* _Task prompt_
Retype the whole listing, please, keeping every line exact and dropping the pictures.

* _Data extract_
_ _ _ _

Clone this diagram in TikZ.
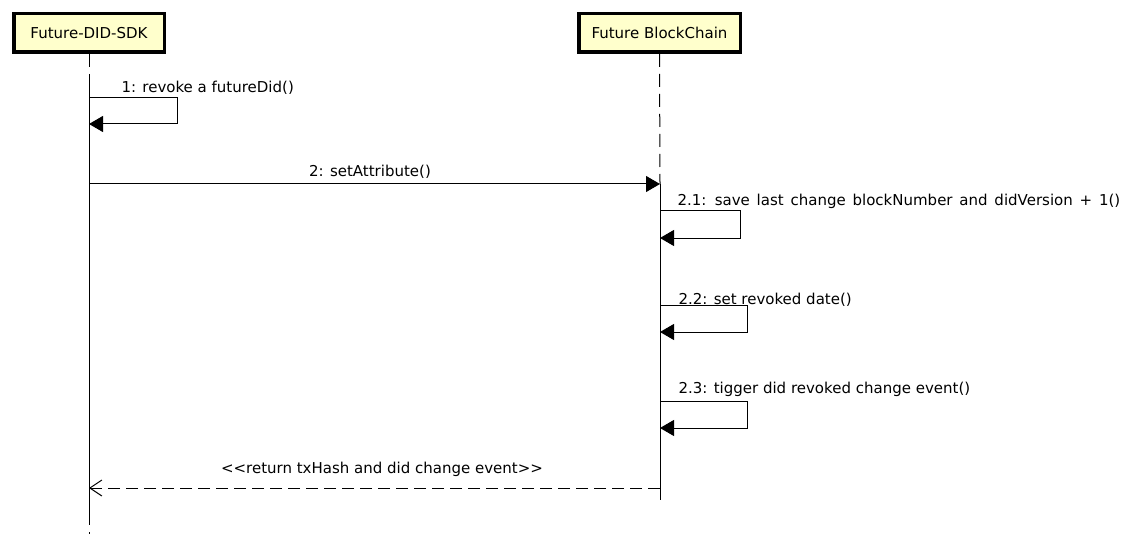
\documentclass[tikz,border=0pt]{standalone}
\usepackage{fontspec}
\setmainfont{DejaVu Sans}
\usetikzlibrary{arrows.meta}
\definecolor{boxfill}{HTML}{FFFFCC}

\begin{document}
\begin{tikzpicture}[x=1pt, y=-1pt, line width=1pt,
    every node/.style={font=\fontsize{15}{17}\selectfont, inner sep=0pt},
    actor/.style={draw, line width=3.5pt, fill=boxfill, minimum height=38.5pt},
    life/.style={dash pattern=on 13pt off 7pt},
    msg/.style={-{Triangle[length=14pt,width=16pt]}},
    reply/.style={dash pattern=on 12pt off 6pt, -{Straight Barb[length=12pt,width=16pt]}},
    lbl/.style={anchor=base west}]
    \useasboundingbox (0,0) rectangle (1132,548);

    % participants
    \node[actor, minimum width=150.5pt] (sdk) at (89,33) {Future-DID-SDK};
    \node[actor, minimum width=161.5pt] (chain) at (659.5,33) {Future BlockChain};

    % lifelines
    \coordinate (sdkTop) at (89,76);
    \coordinate (sdkBot) at (89,525);
    \coordinate (sdkEnd) at (89,534);
    \coordinate (chainTop) at (660,184);
    \coordinate (chainBot) at (660,500);
    \draw[life] (sdk.south) -- (sdkTop);
    \draw (sdkTop) -- (sdkBot);
    \draw[dash pattern=on 0pt off 7pt on 2pt off 10pt] (sdkBot) -- (sdkEnd);
    \draw[life] (chain.south) -- (chainTop);
    \draw (chainTop) -- (chainBot);

    % 1: self call
    \coordinate (m1) at (89,98);
    \coordinate (m1r) at (89,124);
    \draw[msg] (m1) -- ++(88,0) |- (m1r);
    \node[lbl] (t1) at (121,93) {1: revoke a futureDid()};

    % 2: call
    \coordinate (m2) at (89,184);
    \draw[msg] (m2) -- (chainTop);
    \node[anchor=base] (t2) at (370,177) {2: setAttribute()};

    % 2.x: self calls
    \coordinate (m21) at (660,211);
    \coordinate (m21r) at (660,238);
    \draw[msg] (m21) -- ++(80,0) |- (m21r);
    \node[lbl] (t21) at (677,205) {\spaceskip=6.8pt 2.1: save last change blockNumber and didVersion + 1()};

    \coordinate (m22) at (660,305);
    \coordinate (m22r) at (660,332);
    \draw[msg] (m22) -- ++(87,0) |- (m22r);
    \node[lbl] (t22) at (678,304) {2.2: set revoked date()};

    \coordinate (m23) at (660,401);
    \coordinate (m23r) at (660,428);
    \draw[msg] (m23) -- ++(87,0) |- (m23r);
    \node[lbl] (t23) at (678,393) {2.3: tigger did revoked change event()};

    % return
    \coordinate (r1) at (660,488);
    \coordinate (r1e) at (89,488);
    \draw[reply] (r1) -- (r1e);
    \node[anchor=base] (tr) at (382,473) {<\kern0pt<return txHash and did change event>\kern0pt>};
\end{tikzpicture}
\end{document}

_ _ _ _

* _Right answer_
Clone this diagram in TikZ.
\documentclass[tikz,border=0pt]{standalone}
\usepackage{fontspec}
\setmainfont{DejaVu Sans}
\usetikzlibrary{arrows.meta}
\definecolor{boxfill}{HTML}{FFFFCC}

\begin{document}
\begin{tikzpicture}[x=1pt, y=-1pt, line width=1pt,
    every node/.style={font=\fontsize{15}{17}\selectfont, inner sep=0pt},
    actor/.style={draw, line width=3.5pt, fill=boxfill, minimum height=38.5pt},
    life/.style={dash pattern=on 13pt off 7pt},
    msg/.style={-{Triangle[length=14pt,width=16pt]}},
    reply/.style={dash pattern=on 12pt off 6pt, -{Straight Barb[length=12pt,width=16pt]}},
    lbl/.style={anchor=base west}]
    \useasboundingbox (0,0) rectangle (1132,548);

    % participants
    \node[actor, minimum width=150.5pt] (sdk) at (89,33) {Future-DID-SDK};
    \node[actor, minimum width=161.5pt] (chain) at (659.5,33) {Future BlockChain};

    % lifelines
    \coordinate (sdkTop) at (89,76);
    \coordinate (sdkBot) at (89,525);
    \coordinate (sdkEnd) at (89,534);
    \coordinate (chainTop) at (660,184);
    \coordinate (chainBot) at (660,500);
    \draw[life] (sdk.south) -- (sdkTop);
    \draw (sdkTop) -- (sdkBot);
    \draw[dash pattern=on 0pt off 7pt on 2pt off 10pt] (sdkBot) -- (sdkEnd);
    \draw[life] (chain.south) -- (chainTop);
    \draw (chainTop) -- (chainBot);

    % 1: self call
    \coordinate (m1) at (89,98);
    \coordinate (m1r) at (89,124);
    \draw[msg] (m1) -- ++(88,0) |- (m1r);
    \node[lbl] (t1) at (121,93) {1: revoke a futureDid()};

    % 2: call
    \coordinate (m2) at (89,184);
    \draw[msg] (m2) -- (chainTop);
    \node[anchor=base] (t2) at (370,177) {2: setAttribute()};

    % 2.x: self calls
    \coordinate (m21) at (660,211);
    \coordinate (m21r) at (660,238);
    \draw[msg] (m21) -- ++(80,0) |- (m21r);
    \node[lbl] (t21) at (677,205) {\spaceskip=6.8pt 2.1: save last change blockNumber and didVersion + 1()};

    \coordinate (m22) at (660,305);
    \coordinate (m22r) at (660,332);
    \draw[msg] (m22) -- ++(87,0) |- (m22r);
    \node[lbl] (t22) at (678,304) {2.2: set revoked date()};

    \coordinate (m23) at (660,401);
    \coordinate (m23r) at (660,428);
    \draw[msg] (m23) -- ++(87,0) |- (m23r);
    \node[lbl] (t23) at (678,393) {2.3: tigger did revoked change event()};

    % return
    \coordinate (r1) at (660,488);
    \coordinate (r1e) at (89,488);
    \draw[reply] (r1) -- (r1e);
    \node[anchor=base] (tr) at (382,473) {<\kern0pt<return txHash and did change event>\kern0pt>};
\end{tikzpicture}
\end{document}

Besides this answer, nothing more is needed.